Walking Liberty half dollars were minted every year except 1922, 1924, 1925, 1926, 1930, 1931 and 1932. Mintage figures were generally under 10 million a year except for 1917, 1918-S and 1936; then, starting in 1941, mintage figures rose to several times that level with a high of 53 million in 1943.
In 1916 and the early part of 1917, the mint-marked coins bore the mint marks on the front. By late 1917, mint marks were moved to the back at 8 o'clock, just under the scrubby pine.
Scarce pieces in the series in all grades include 1916, 1916-D, 1916-S, 1917-D obverse mint mark, 1917-S obverse mint mark, 1921, 1921-D, 1921-S and 1938-D. The rest are valued at bullion value in circulated grades.
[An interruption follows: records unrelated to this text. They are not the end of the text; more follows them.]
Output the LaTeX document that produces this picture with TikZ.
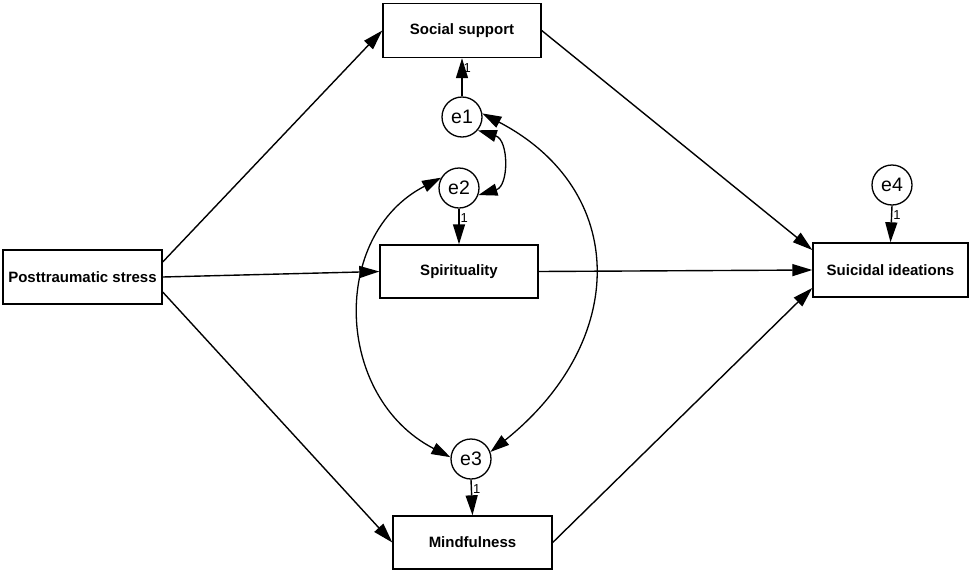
\documentclass[tikz,border=0pt]{standalone}
\usepackage{fontspec}
\setmainfont{Liberation Sans}
\usetikzlibrary{arrows.meta}
\begin{document}
\begin{tikzpicture}[x=1pt,y=-1pt,
  box/.style={draw,line width=1.4pt,minimum width=#1,minimum height=54pt,inner sep=0pt,font=\fontsize{15}{17}\selectfont\bfseries},
  err/.style={draw,circle,line width=1.3pt,minimum size=40pt,inner sep=0pt,font=\fontsize{19.5}{21}\selectfont},
  arr/.style={line width=1.4pt,-{Triangle[length=20pt,width=12pt]}},
  darr/.style={line width=1.3pt,{Triangle[length=19pt,width=12pt]}-{Triangle[length=19pt,width=12pt]}},
  one/.style={font=\fontsize{13}{15}\selectfont,inner sep=1pt,right}]
\useasboundingbox (0,0) rectangle (970,571);
\node[box=158pt] (SS) at (462,30.5) {Social support};
\node[box=158pt,minimum height=53pt] (SP) at (459,271.5) {Spirituality};
\node[box=159pt,minimum height=53pt] (MI) at (472.5,542.5) {Mindfulness};
\node[box=155pt] (SI) at (890.5,270) {Suicidal ideations};
\node[box=159pt] (PS) at (82.5,277) {Posttraumatic stress};
\node[err] (e1) at (462,117) {e1};
\node[err] (e2) at (459,188) {e2};
\node[err] (e3) at (471,459) {e3};
\node[err] (e4) at (892,185) {e4};
% paths from posttraumatic stress
\draw[arr] ([yshift=15pt]PS.east) -- (SS.west);
\draw[arr] (PS.east) -- (SP.west);
\draw[arr] ([yshift=-15pt]PS.east) -- (MI.west);
% paths to suicidal ideations
\draw[arr] (SS.east) -- ([yshift=20pt]SI.west);
\draw[arr] (SP.east) -- (SI.west);
\draw[arr] (MI.east) -- ([yshift=-18pt]SI.west);
% error terms
\draw[arr] (e1.north) -- node[one,pos=0.74]{1} (SS.south);
\draw[arr] (e2.south) -- node[one,pos=0.25]{1} (SP.north);
\draw[arr] (e3.south) -- node[one,pos=0.27]{1} (MI.north);
\draw[arr] (e4.south) -- node[one,pos=0.26]{1} (SI.north);
% covariances
\draw[darr] (e1.-40) .. controls (509,140) and (509,186) .. (e2.-20);
\draw[darr] (e2.150) .. controls (330,235) and (334,397) .. (e3.175);
\draw[darr] (e1.10) .. controls (629,190) and (629,341) .. (e3.20);
\end{tikzpicture}
\end{document}
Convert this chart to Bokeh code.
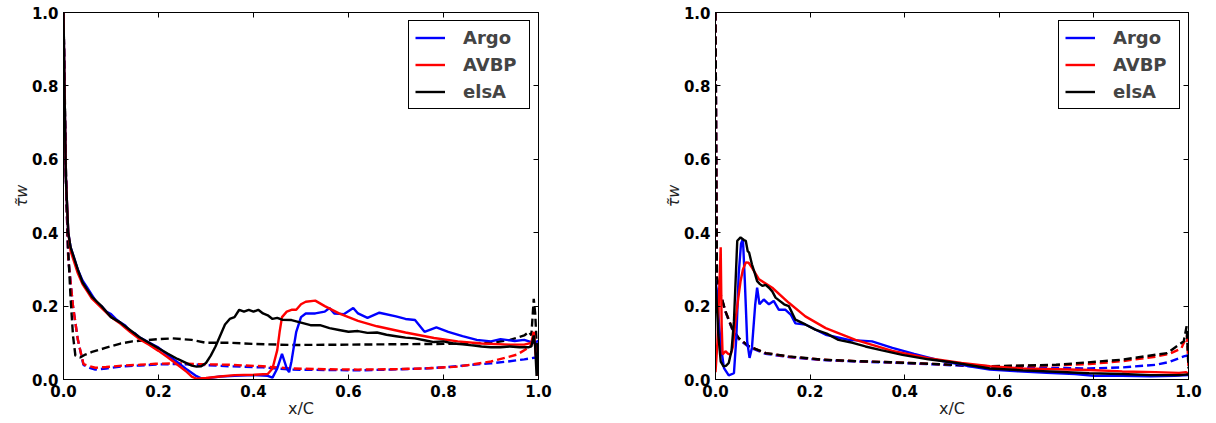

In uncirculated condition, almost all of the coins in the series have a value of $40 or higher.
Starting in 1936 and ending in 1942, proof coins were minted each year in Philadelphia. These coins vary in value from the scarcest, 1936, at $4,000, to the last issue, 1942, valued at $650.
Often considered one of America's top three artistic coin designs, the series was replaced in 1948 by the Ben Franklin half dollar.
Complete circulated sets are offered for sale by dealers from time to time at modest prices. Uncirculated sets are rarely encountered, since the single coins such as the 1921 can bring several thousand dollars at a public auction.
It is not a difficult set to complete but mainly from public auctions and dealers' fixed price lists. When finished, it is a very handsome display.